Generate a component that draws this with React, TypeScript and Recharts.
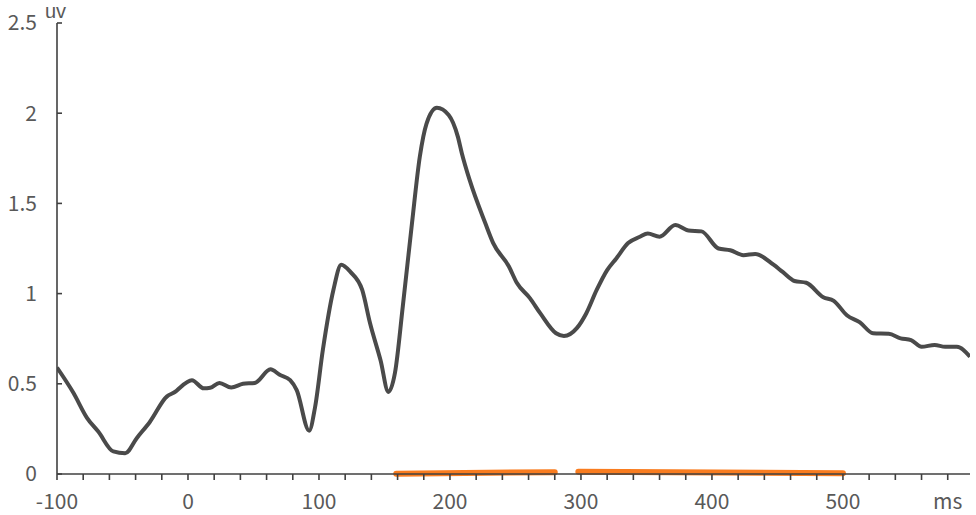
import { LineChart, Line, XAxis, YAxis } from "recharts";

// ERP waveform (ms, uV)
const times = [
  -100, -87.5, -77, -68.5, -57, -48, -39, -29, -16, -11, 3, 12, 17, 24, 33, 42, 51, 63, 70, 78, 83,
  92.5, 97, 103, 111, 117, 124, 133, 139, 147, 153, 158, 164, 171, 177, 182, 190, 199, 206, 209, 215,
  227, 233, 245, 251, 261, 269, 281, 287, 297, 304, 312, 320, 327, 336, 345, 351, 360, 372, 382, 392,
  405, 414, 424, 433, 447, 454, 463, 472, 485, 493, 503, 513, 523, 535, 544, 552, 560, 570, 578, 587,
  597,
];
const amplitude = [
  0.59, 0.45, 0.31, 0.235, 0.125, 0.115, 0.2, 0.29, 0.43, 0.45, 0.52, 0.475, 0.478, 0.505, 0.48, 0.5,
  0.505, 0.58, 0.55, 0.52, 0.465, 0.24, 0.37, 0.69, 1.02, 1.16, 1.12, 1.02, 0.835, 0.63, 0.455, 0.56,
  0.93, 1.39, 1.76, 1.94, 2.03, 1.99, 1.87, 1.78, 1.63, 1.39, 1.28, 1.15, 1.06, 0.975, 0.89, 0.78,
  0.765, 0.81, 0.89, 1.02, 1.13, 1.195, 1.28, 1.315, 1.333, 1.315, 1.38, 1.35, 1.345, 1.25, 1.24,
  1.213, 1.22, 1.16, 1.12, 1.07, 1.06, 0.98, 0.96, 0.88, 0.84, 0.78, 0.777, 0.752, 0.742, 0.705,
  0.715, 0.705, 0.705, 0.65,
];

// significant time windows (orange bars on the axis)
const window1 = [
  { t: 159, v: 0.002 },
  { t: 280, v: 0.01 },
];
const window2 = [
  { t: 298, v: 0.013 },
  { t: 500, v: 0.004 },
];

const xTicks = [
  -100, -80, -60, -40, -20, 0, 20, 40, 60, 80, 100, 120, 140, 160, 180, 200, 220, 240, 260, 280, 300,
  320, 340, 360, 380, 400, 420, 440, 460, 480, 500, 520, 540, 560, 580,
];
const xLabels = [-100, 0, 100, 200, 300, 400, 500];
const yTicks = [0, 0.5, 1, 1.5, 2, 2.5];

const wave = times.map((t, i) => ({ t, v: amplitude[i] }));

const FONT = '"Noto Sans CJK SC", "Noto Sans", sans-serif';
const tickStyle = { fill: "#595959", fontSize: 21, fontFamily: FONT };

export default function App() {
  return (
    <div style={{ position: "absolute", left: 0, top: 0, width: 976, height: 515, background: "#fff" }}>
      <LineChart width={976} height={515} margin={{ top: 23, right: 6, bottom: 11, left: 0 }}>
        <XAxis
          type="number"
          dataKey="t"
          domain={[-100, 597]}
          ticks={xTicks}
          interval={0}
          allowDataOverflow
          tickFormatter={(v: number) => (v === 580 ? "ms" : xLabels.includes(v) ? String(v) : "")}
          tick={tickStyle}
          tickSize={6}
          tickMargin={14}
          height={30}
          axisLine={{ stroke: "#404040", strokeWidth: 1.6 }}
          tickLine={{ stroke: "#404040", strokeWidth: 1.6 }}
        />
        <YAxis
          type="number"
          domain={[0, 2.5]}
          ticks={yTicks}
          interval={0}
          width={57}
          tick={tickStyle}
          tickSize={-5}
          tickMargin={25}
          axisLine={{ stroke: "#404040", strokeWidth: 1.6 }}
          tickLine={{ stroke: "#404040", strokeWidth: 1.6 }}
        />
        <Line
          data={wave}
          dataKey="v"
          type="monotone"
          stroke="#4a4a4a"
          strokeWidth={4}
          dot={false}
          isAnimationActive={false}
        />
        <Line
          data={window1}
          dataKey="v"
          type="linear"
          stroke="#f97c1f"
          strokeWidth={6}
          strokeLinecap="round"
          dot={false}
          isAnimationActive={false}
        />
        <Line
          data={window2}
          dataKey="v"
          type="linear"
          stroke="#f97c1f"
          strokeWidth={6}
          strokeLinecap="round"
          dot={false}
          isAnimationActive={false}
        />
      </LineChart>
      <span
        style={{
          position: "absolute",
          left: 45,
          top: 0,
          fontFamily: '"Liberation Sans", sans-serif',
          fontSize: 20,
          color: "#595959",
        }}
      >
        uv
      </span>
    </div>
  );
}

Exercise description:
From the first line of the listing above, repeat every line through the one holding "Line, XAxis, YAxis". Both ends count, and pictures stay out.

Right answer:
Generate a component that draws this with React, TypeScript and Recharts.
import { LineChart, Line, XAxis, YAxis } from "recharts";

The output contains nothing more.